There are a whole ton of tricky clues today. 1A: Related thing (TALE) was one of the last entries I made. Such an elegant turnaround from an adjective to a past participle. I'll give it a B+. Meanwhile, 1D: Group with many hits (THEMOB) took me until I'd gotten the error message to understand. In fact, I'd entered rANDs (?) at 27A: Travel mag advertiser (BANDB). I was thinking of Rand McNally, I suppose, and I'd never heard of BOBATEA, although I'm sure some here have. So, yeah.

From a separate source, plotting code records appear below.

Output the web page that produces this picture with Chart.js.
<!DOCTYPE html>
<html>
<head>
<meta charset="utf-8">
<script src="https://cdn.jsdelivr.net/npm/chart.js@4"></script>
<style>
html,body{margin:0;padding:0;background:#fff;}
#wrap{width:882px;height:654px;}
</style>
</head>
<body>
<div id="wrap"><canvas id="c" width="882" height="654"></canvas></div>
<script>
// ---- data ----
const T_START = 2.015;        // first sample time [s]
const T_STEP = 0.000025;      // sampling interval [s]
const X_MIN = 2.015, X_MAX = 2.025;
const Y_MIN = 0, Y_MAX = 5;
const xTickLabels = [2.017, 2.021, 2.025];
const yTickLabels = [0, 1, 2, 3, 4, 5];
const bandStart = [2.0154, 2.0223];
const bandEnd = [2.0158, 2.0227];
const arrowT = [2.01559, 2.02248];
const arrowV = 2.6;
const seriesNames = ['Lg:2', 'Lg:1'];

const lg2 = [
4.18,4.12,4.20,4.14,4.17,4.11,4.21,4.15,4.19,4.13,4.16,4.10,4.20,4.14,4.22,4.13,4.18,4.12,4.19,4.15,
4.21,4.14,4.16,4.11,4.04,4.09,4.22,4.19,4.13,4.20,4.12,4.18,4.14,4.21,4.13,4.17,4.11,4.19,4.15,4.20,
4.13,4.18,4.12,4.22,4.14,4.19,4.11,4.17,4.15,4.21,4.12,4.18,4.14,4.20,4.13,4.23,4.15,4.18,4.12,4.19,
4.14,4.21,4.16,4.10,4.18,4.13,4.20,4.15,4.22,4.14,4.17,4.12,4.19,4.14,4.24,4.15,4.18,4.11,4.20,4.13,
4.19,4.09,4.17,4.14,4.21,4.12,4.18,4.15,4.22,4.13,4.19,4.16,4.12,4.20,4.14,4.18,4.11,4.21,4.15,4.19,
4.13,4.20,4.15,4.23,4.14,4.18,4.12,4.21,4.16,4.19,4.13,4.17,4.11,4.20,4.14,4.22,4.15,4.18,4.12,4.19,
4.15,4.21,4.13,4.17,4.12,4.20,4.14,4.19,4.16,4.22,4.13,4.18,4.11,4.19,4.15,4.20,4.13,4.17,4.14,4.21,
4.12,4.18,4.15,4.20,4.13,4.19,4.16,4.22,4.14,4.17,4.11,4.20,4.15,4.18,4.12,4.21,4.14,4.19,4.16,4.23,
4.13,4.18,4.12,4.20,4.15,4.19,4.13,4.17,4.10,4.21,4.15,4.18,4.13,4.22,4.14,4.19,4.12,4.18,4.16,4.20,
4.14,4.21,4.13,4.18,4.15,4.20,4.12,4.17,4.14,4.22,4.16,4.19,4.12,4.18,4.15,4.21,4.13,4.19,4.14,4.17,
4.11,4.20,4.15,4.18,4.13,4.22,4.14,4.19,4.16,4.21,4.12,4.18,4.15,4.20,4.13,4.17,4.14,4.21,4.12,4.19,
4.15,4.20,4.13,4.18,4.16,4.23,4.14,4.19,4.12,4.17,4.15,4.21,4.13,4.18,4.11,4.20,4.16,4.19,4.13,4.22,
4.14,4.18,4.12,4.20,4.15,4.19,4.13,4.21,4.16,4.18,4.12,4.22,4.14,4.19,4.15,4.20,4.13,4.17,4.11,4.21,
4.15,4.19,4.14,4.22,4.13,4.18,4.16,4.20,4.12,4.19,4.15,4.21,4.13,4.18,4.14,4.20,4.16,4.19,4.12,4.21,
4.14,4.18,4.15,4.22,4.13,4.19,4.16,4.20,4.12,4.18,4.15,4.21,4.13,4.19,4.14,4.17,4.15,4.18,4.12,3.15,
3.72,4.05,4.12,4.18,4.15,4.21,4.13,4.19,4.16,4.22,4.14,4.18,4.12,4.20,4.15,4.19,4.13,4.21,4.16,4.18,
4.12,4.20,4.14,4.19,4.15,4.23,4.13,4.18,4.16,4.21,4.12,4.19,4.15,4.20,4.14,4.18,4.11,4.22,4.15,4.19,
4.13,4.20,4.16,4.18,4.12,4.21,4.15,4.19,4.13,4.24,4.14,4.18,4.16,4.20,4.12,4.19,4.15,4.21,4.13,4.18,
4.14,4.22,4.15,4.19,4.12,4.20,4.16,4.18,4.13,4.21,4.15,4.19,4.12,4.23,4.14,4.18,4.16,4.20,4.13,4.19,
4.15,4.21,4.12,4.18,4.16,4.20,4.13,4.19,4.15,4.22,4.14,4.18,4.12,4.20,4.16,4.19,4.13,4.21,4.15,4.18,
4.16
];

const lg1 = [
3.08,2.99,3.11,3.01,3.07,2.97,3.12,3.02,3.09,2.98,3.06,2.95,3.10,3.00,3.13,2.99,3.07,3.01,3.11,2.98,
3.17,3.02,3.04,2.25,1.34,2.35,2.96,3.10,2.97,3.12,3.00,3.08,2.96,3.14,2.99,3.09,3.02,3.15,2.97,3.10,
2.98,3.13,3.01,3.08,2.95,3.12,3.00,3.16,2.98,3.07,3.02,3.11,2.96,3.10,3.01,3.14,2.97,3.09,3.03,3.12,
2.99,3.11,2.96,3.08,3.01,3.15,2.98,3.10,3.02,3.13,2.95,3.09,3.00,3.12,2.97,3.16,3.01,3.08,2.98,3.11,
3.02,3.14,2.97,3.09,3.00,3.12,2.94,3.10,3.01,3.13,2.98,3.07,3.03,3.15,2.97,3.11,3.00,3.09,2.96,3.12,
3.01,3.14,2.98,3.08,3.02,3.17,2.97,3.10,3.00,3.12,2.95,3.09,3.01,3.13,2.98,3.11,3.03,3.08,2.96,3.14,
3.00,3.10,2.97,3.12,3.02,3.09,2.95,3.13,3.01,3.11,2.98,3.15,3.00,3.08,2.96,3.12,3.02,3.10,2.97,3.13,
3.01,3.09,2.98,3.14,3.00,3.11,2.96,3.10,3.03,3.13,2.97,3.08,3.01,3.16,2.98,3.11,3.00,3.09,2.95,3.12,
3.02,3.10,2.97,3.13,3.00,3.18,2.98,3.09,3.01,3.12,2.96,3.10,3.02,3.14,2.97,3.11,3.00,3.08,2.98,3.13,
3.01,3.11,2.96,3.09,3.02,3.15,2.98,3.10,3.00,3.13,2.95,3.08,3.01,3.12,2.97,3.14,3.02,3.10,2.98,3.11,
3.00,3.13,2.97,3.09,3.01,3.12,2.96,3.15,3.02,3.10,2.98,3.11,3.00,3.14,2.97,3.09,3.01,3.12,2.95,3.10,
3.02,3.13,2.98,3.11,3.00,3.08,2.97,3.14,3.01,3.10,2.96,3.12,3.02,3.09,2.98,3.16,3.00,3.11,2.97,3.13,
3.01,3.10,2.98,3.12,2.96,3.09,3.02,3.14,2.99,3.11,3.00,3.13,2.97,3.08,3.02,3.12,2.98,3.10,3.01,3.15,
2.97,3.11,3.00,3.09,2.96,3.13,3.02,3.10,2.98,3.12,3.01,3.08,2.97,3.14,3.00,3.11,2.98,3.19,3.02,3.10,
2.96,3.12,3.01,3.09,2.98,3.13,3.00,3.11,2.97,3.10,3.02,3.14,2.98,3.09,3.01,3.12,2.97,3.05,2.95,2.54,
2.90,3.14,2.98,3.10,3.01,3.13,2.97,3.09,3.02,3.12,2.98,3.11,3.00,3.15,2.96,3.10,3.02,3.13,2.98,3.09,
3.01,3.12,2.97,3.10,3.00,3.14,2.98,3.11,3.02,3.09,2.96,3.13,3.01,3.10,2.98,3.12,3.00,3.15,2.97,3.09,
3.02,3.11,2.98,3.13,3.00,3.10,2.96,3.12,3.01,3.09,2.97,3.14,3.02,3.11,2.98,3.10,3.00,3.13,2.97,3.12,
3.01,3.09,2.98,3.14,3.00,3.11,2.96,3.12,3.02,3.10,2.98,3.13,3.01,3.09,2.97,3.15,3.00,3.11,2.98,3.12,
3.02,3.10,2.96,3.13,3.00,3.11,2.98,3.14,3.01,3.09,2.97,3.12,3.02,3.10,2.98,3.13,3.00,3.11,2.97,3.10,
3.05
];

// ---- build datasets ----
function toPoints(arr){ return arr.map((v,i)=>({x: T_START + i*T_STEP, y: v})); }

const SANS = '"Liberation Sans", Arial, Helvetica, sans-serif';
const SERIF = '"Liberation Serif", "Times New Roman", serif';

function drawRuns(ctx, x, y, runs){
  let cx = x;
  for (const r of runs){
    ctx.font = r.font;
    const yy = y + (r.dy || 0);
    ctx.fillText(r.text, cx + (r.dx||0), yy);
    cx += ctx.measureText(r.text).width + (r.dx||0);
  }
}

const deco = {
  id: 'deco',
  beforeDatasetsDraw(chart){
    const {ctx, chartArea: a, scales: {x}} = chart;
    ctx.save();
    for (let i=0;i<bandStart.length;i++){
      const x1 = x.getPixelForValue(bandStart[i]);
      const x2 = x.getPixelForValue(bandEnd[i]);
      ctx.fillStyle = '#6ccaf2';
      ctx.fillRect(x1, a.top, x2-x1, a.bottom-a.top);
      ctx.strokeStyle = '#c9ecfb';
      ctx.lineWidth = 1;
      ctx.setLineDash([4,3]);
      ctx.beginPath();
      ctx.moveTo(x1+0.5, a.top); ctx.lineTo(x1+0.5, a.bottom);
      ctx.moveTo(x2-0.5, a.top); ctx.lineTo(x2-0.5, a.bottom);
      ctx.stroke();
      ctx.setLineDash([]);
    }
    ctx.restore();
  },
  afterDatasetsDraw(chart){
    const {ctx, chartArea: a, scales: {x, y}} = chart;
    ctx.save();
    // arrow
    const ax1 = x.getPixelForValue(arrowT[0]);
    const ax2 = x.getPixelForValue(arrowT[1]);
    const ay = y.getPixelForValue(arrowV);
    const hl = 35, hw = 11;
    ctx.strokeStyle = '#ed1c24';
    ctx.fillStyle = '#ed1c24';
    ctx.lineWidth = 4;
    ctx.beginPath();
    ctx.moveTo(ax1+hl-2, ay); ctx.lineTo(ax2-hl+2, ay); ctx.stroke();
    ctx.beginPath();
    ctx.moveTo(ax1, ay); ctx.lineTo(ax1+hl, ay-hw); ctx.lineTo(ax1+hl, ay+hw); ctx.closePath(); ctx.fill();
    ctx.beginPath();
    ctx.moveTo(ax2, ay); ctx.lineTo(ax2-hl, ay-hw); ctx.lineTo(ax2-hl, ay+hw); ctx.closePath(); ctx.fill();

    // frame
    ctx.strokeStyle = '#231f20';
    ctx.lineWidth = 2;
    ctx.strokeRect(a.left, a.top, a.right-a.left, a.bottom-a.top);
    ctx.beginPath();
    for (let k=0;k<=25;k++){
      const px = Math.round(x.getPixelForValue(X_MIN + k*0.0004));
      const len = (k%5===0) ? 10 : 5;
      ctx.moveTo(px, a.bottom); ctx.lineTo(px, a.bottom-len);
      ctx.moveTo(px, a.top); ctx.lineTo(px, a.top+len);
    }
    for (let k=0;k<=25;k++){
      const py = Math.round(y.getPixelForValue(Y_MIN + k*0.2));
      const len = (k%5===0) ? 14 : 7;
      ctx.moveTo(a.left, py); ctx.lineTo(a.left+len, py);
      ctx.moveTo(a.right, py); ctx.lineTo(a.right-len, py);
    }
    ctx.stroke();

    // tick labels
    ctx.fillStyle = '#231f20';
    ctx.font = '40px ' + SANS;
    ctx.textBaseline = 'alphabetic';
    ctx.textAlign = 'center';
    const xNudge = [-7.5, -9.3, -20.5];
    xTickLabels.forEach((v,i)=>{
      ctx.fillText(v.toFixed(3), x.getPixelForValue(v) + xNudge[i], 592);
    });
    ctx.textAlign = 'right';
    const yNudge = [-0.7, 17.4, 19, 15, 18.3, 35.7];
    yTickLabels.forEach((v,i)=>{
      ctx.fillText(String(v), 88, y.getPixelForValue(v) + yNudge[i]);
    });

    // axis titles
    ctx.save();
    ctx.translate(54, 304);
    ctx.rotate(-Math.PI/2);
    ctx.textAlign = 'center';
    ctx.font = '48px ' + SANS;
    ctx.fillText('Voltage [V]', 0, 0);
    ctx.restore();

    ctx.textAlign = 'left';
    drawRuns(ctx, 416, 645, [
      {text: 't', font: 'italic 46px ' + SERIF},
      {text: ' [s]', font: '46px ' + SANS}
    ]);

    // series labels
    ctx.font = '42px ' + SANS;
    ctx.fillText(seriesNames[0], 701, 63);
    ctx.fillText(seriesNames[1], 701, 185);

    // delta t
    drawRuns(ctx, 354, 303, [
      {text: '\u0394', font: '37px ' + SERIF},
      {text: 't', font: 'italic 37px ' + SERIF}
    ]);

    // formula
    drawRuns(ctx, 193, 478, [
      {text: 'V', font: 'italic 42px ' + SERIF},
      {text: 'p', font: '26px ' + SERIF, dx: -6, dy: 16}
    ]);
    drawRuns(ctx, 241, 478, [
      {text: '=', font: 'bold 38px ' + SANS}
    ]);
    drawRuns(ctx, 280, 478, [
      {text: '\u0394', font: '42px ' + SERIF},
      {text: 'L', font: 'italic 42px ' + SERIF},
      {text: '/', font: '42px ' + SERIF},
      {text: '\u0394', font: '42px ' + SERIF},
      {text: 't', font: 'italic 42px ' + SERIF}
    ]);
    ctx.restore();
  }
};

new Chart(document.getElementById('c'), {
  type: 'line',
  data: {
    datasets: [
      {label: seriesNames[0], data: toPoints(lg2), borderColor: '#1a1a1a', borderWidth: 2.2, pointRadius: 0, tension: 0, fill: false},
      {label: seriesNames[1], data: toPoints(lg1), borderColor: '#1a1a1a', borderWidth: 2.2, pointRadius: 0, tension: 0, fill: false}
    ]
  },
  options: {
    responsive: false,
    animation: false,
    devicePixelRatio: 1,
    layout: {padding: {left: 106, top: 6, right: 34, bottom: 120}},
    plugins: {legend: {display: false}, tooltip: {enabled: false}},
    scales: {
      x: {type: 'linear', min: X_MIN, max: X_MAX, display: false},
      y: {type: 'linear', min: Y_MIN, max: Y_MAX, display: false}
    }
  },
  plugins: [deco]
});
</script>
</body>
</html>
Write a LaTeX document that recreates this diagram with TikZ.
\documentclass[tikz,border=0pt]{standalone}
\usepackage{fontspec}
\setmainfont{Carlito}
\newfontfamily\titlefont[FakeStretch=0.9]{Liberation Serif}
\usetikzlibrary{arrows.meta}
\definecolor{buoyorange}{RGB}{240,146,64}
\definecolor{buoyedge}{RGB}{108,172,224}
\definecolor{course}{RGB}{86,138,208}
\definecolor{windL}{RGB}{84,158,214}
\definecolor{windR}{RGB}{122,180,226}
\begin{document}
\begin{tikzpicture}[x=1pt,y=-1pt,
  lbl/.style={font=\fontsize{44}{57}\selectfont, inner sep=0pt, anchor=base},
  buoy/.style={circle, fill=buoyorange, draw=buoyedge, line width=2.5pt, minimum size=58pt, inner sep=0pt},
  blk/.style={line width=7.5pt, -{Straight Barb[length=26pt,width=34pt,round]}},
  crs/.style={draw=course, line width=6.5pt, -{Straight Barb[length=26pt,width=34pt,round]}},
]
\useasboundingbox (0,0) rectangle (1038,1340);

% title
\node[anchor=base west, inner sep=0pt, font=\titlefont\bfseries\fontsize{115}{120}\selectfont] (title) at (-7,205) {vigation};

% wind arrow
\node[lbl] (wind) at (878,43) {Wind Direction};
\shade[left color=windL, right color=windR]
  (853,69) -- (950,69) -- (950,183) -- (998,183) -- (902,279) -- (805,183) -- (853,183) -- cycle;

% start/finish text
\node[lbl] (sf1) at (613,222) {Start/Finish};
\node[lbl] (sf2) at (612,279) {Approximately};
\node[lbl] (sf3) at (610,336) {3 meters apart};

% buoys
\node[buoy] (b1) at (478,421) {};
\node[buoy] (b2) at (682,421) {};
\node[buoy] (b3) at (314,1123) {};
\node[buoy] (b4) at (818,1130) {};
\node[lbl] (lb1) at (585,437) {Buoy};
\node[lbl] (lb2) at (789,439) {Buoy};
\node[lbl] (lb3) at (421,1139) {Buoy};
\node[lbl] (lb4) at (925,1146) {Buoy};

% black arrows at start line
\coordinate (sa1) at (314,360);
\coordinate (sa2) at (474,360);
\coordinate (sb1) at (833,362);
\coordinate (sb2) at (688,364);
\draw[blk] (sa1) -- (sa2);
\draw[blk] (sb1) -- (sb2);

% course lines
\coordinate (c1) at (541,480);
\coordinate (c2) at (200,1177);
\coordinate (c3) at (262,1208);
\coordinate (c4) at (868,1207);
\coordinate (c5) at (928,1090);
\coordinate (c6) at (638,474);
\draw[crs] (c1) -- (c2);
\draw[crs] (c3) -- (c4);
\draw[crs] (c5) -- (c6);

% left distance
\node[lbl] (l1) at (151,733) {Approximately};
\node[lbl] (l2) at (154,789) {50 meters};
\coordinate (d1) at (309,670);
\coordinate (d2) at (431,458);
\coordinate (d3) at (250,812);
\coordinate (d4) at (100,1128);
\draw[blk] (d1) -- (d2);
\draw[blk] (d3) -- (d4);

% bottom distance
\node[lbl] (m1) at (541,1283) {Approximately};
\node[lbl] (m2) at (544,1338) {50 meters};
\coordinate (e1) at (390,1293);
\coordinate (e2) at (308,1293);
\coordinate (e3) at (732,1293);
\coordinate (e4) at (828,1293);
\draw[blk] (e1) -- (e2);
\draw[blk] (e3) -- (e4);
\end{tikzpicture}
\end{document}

I'll just highlight a couple: 18A: Passing scores? (DIRGES) is wonderful. I love 37D: Like 1[cent], as costs go (PALTRIEST). How about 57A: Old-school rapper? (FERULE), as in the item used to rap children's knuckles. That is crazy tough. Very little waste here. Two thumbs way up.

- Colum

Friday, September 25, 2015

Friday, September 25, 2015, James Mulhern

21:12 (FWOE)

I finished much of this puzzle in about 10 minutes, but the SW corner really did me in, and all because of one entry I couldn't see was wrong. And even after I corrected it and filled in the corner, my mistake was somewhere else.

Anyway, 1A: Product of Champagne county (PINOTNOIR) starts us off with a bang. I've moved away from that varietal recently, appreciating other French grapes, such as Gigondas and Cotes du Rhone, but the first truly great wine I ever recognized as great was a pinot, at a wine bar in NYC. I suspect I'd had other really good wines prior to that, but I wasn't as aware of them. I give this first clue-entry pair an A-.

I actually broke into the grid at 19A with AMINoS. I later changed it to the correct AMINES. When I put YANG in, PAPAYA was obvious. It took me longer than it ought to have to recall PAVAROTTI's name. I knew who it was, but my brain was stuck on Enrico Caruso, who could certainly have gotten a large number of curtain calls, but who could never have won a Grammy.

I spun out of the NW (rare for me to finish that corner completely first) with INTERNET____. I didn't know yet what they were getting at, but that was enough to find a toehold in the middle of the grid. I guessed that 32A: So-called (but not really) would start with "quasi". Strangely enough, although I was wrong, I got the QU right, which opened up some space. I love QUOTEUNQUOTE, and DOUBLETROUBLE and TOSOMEDEGREE are both excellent entries as well.

I was so proud of myself for knowing 21D: Heroine of "Fidelio" (LEONORE) - Beethoven's various overtures to that ill-fated opera are sometimes called the Leonore overtures - that I failed to notice that I'd chosen to end her name with an A. And since I still don't understand 38A: 2.0s (CEES), the fact that I had that answer wrong didn't register at all. There's my error.

I don't love the NE - PORNO was obvious from the clue, and IONE, ETNA, and ODO are the worst of the entries in the puzzle. The SE, however, is very good. 58A: Ones getting a Bronx cheer, for short? (NYYANKEES) is good, and MOGADISHU is an unusual entry. I had put "NPR" in at 39A: Certain fund drive holder, for short (PTA), even though I knew that Schnabel's first name was Artur. Once I fixed that, the rest of the corner went.

My problem in the SW was that I'd entered AciDIC for 37A: Like certain battery ends (ANODIC). It was only after staring at it for, oh, I don't know, eight minutes, that I realized OSOLEMIO. It didn't help that I'd put Strip in for SLOTS at the bottom.